Failing to personalize is a missed opportunity. Do not send generic emails to agents you have relationships with. Reference past conversations, acknowledge their specialization, or mention recent deals you noticed. A 15-second personalized note dramatically improves open rates and responses.
Finally, avoid sending to low-quality lists. If your email list is three years old or filled with agents who do not work in your target area, you are wasting money and damaging your sender reputation. Start fresh with verified lists of active agents in your specific neighborhoods.
Making Neighborhood Targeting Part of Your Annual Strategy
Real estate agents who truly dominate their markets do not treat email campaigns as one-off efforts. They pick a neighborhood or a few neighborhoods where they want to build authority. They send regular market updates. They highlight new listings. They share local events and school information. They build authority in those specific areas over time. Within 6 to 12 months, they become the agent that neighborhood residents and other agents think of first.

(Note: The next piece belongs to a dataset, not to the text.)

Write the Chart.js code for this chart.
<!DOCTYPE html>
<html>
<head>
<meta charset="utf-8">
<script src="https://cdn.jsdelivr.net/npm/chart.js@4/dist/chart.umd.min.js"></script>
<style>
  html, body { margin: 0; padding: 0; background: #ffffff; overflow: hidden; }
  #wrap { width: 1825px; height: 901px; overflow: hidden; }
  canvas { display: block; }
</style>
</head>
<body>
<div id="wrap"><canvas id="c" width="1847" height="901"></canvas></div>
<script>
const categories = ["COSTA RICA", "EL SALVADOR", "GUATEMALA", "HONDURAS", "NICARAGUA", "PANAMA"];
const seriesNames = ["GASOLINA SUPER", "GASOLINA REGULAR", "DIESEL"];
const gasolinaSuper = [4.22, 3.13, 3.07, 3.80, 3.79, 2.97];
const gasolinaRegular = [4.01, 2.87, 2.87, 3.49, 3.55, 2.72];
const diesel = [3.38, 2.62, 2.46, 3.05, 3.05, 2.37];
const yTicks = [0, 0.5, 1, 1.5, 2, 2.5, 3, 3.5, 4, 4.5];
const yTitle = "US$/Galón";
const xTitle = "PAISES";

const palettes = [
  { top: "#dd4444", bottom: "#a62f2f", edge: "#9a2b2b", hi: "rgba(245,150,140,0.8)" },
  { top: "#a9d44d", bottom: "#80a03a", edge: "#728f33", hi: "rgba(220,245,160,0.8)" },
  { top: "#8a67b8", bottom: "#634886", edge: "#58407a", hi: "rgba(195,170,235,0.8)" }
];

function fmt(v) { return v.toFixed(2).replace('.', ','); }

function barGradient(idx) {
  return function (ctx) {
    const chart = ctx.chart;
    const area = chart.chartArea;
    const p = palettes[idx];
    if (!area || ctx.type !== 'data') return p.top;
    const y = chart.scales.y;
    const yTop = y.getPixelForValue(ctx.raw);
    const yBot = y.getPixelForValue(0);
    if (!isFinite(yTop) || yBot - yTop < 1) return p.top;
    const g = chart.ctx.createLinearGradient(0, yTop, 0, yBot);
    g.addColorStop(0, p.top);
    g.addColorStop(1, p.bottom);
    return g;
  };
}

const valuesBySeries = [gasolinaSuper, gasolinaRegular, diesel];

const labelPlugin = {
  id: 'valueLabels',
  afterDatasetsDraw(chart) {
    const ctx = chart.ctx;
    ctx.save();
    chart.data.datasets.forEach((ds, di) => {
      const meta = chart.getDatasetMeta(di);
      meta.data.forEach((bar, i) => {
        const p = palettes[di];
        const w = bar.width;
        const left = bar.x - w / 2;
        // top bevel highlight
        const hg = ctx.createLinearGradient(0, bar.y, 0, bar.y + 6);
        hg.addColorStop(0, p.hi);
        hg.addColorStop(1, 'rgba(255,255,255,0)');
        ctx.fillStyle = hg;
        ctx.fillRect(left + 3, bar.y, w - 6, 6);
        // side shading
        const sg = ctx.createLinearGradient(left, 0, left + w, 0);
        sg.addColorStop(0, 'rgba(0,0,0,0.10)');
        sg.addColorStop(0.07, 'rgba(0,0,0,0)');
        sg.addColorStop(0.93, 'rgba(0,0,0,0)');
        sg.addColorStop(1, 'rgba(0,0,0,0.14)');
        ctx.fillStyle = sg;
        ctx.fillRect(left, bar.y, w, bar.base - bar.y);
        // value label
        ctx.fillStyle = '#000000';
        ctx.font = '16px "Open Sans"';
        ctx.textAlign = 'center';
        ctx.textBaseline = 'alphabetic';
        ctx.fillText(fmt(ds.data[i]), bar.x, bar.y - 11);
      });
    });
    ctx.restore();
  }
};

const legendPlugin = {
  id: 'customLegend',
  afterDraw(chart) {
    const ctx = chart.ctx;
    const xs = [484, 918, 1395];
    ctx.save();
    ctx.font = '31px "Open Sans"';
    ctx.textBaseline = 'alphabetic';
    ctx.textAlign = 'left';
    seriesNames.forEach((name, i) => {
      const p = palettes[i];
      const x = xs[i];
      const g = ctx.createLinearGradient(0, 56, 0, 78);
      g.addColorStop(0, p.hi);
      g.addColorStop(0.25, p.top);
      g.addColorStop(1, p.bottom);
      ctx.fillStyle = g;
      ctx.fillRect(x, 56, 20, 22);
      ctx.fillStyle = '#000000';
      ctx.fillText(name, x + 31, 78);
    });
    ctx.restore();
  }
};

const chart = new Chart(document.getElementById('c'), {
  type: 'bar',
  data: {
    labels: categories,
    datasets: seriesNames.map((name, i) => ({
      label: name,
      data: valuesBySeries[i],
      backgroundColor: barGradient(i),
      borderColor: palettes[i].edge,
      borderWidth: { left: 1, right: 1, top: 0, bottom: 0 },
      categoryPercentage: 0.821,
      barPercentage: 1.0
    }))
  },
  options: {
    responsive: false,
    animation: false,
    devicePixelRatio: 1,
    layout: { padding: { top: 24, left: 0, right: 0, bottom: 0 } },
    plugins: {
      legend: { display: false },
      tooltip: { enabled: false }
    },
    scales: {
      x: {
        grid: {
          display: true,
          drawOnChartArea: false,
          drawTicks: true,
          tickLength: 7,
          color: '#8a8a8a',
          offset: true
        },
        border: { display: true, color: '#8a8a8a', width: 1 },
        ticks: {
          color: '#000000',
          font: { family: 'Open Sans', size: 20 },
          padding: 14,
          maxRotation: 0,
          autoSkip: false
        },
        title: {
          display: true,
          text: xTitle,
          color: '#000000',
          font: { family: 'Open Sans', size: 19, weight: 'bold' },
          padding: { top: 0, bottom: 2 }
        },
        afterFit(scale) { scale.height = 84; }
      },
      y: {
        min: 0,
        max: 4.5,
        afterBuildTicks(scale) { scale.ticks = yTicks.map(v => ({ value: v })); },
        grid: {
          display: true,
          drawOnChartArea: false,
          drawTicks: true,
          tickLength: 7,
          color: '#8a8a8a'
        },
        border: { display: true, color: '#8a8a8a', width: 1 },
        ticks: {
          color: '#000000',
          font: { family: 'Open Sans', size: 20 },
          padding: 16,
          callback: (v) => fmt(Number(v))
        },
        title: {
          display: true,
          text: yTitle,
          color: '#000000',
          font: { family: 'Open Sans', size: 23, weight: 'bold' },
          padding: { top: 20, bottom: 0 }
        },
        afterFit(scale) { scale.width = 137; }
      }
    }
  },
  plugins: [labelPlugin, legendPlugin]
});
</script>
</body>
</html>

This is neighborhood farming done through digital channels. Instead of relying solely on door knocking and direct mail, you are staying in front of people consistently and professionally. Agents receive your emails. They remember you. When their buyers ask about your neighborhood, they refer your listings. When you have a new property, agents open your emails because they know your content is relevant to their market.

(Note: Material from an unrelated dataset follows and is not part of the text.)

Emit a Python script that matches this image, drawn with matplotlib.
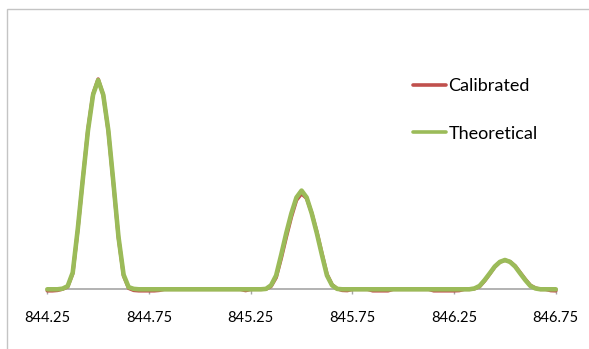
import matplotlib
matplotlib.use("Agg")
import matplotlib.pyplot as plt
from matplotlib.patches import Rectangle

# m/z grid, 0.025 spacing from 844.25 to 846.75
mz = [
    844.250, 844.275, 844.300, 844.325, 844.350, 844.375, 844.400, 844.425, 844.450, 844.475,
    844.500, 844.525, 844.550, 844.575, 844.600, 844.625, 844.650, 844.675, 844.700, 844.725,
    844.750, 844.775, 844.800, 844.825, 844.850, 844.875, 844.900, 844.925, 844.950, 844.975,
    845.000, 845.025, 845.050, 845.075, 845.100, 845.125, 845.150, 845.175, 845.200, 845.225,
    845.250, 845.275, 845.300, 845.325, 845.350, 845.375, 845.400, 845.425, 845.450, 845.475,
    845.500, 845.525, 845.550, 845.575, 845.600, 845.625, 845.650, 845.675, 845.700, 845.725,
    845.750, 845.775, 845.800, 845.825, 845.850, 845.875, 845.900, 845.925, 845.950, 845.975,
    846.000, 846.025, 846.050, 846.075, 846.100, 846.125, 846.150, 846.175, 846.200, 846.225,
    846.250, 846.275, 846.300, 846.325, 846.350, 846.375, 846.400, 846.425, 846.450, 846.475,
    846.500, 846.525, 846.550, 846.575, 846.600, 846.625, 846.650, 846.675, 846.700, 846.725,
    846.750,
]

theoretical = [
    0, 0, 0, 0.3, 1.5, 8, 29, 53, 76, 93,
    100, 93, 76, 51, 25, 7, 1, 0.2, 0, 0,
    0, 0, 0, 0, 0, 0, 0, 0, 0, 0,
    0, 0, 0, 0, 0, 0, 0, 0, 0, 0,
    0, 0, 0, 0.2, 1.9, 6.6, 16.5, 26.9, 36.3, 43.9,
    47.2, 43.9, 36.3, 26.9, 16.5, 6.6, 1.9, 0.2, 0, 0,
    0, 0, 0, 0, 0, 0, 0, 0, 0, 0,
    0, 0, 0, 0, 0, 0, 0, 0, 0, 0,
    0, 0, 0, 0, 0.4, 1.6, 4.4, 7.6, 10.9, 13.1,
    14.0, 13.1, 10.9, 7.6, 4.4, 1.6, 0.4, 0, 0, 0,
    0,
]

calibrated = [
    -0.7, -0.7, -0.5, 0.1, 1.2, 7.5, 28.5, 53, 76.5, 93.5,
    100.5, 93, 75.5, 50.5, 24.5, 6.5, 0.5, -0.5, -0.7, -0.7,
    -0.7, -0.7, -0.5, 0, 0, 0, 0, 0, 0, 0,
    0, 0, 0, 0, 0, 0, 0, 0, 0, -0.6,
    0, 0, 0, 0.1, 1.4, 5.6, 14.8, 25.0, 34.6, 42.6,
    45.7, 43.5, 36.5, 27.5, 17.2, 7.2, 2.2, 0.3, -0.5, -0.6,
    0, 0, 0, 0, -0.7, -0.7, -0.7, -0.7, 0, 0,
    0, 0, 0, 0, 0, 0, -0.7, -0.7, -0.7, -0.7,
    -0.7, -0.6, 0, 0, 0.3, 1.3, 4.0, 7.3, 10.7, 13.0,
    13.9, 13.2, 11.2, 8.0, 4.8, 1.9, 0.6, 0, 0, -0.6,
    -0.7,
]

tick_pos = [844.25, 844.75, 845.25, 845.75, 846.25, 846.75]

plt.rcParams["font.family"] = ["Lato", "DejaVu Sans"]

fig = plt.figure(figsize=(5.89, 3.49), dpi=100)
fig.patches.append(Rectangle((7 / 589, -0.1), 1.2, 1 - 9 / 349 + 0.1,
                             transform=fig.transFigure, fill=False,
                             edgecolor="#c4c4c4", lw=1.0))

ax = fig.add_axes([47.3 / 589, 59.7 / 349, 508.5 / 589, 251 / 349])
ax.plot(mz, calibrated, color="#C0504D", lw=2.6, label="Calibrated",
        zorder=3, clip_on=False, solid_joinstyle="round", solid_capstyle="round")
ax.plot(mz, theoretical, color="#9BBB59", lw=3.3, label="Theoretical",
        zorder=4, clip_on=False, solid_joinstyle="round", solid_capstyle="round")

ax.set_xlim(844.25, 846.75)
ax.set_ylim(0, 120)
ax.set_xticks(tick_pos)
ax.set_xticklabels([f"{t:.2f}" for t in tick_pos])
ax.set_yticks([])
for sp in ("top", "right", "left"):
    ax.spines[sp].set_visible(False)
ax.spines["bottom"].set_color("#a6a6a6")
ax.spines["bottom"].set_linewidth(1.2)
ax.tick_params(axis="x", direction="out", length=3.5, width=1.0,
               color="#a6a6a6", pad=12, labelsize=10.5, labelcolor="#000000")
ax.patch.set_alpha(0)

leg = ax.legend(loc="upper left", bbox_to_anchor=(413 / 589, (349 - 78) / 349),
                bbox_transform=fig.transFigure, frameon=False, fontsize=13,
                handlelength=1.85, handletextpad=0.12, labelspacing=1.75,
                borderpad=0, borderaxespad=0)
for line in leg.get_lines():
    line.set_linewidth(2.6)

fig.savefig("out.png", dpi=100)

The ROI compounds. Your first month, you send 8 to 10 emails about your target neighborhood. You get a few responses. Your second month, you send 10 more and some people remember you from month one, so open rates are higher. By month six, you have built a reputation in that neighborhood. Agents in other areas hear about you. Your referral rate increases. Your reputation grows.
Email marketing in real estate generates an average ROI of 3,600 percent over time. But this only happens if you stay consistent and focused on specific areas. Scattered efforts across 10 neighborhoods will not work. Deep focus on 1 or 2 neighborhoods will.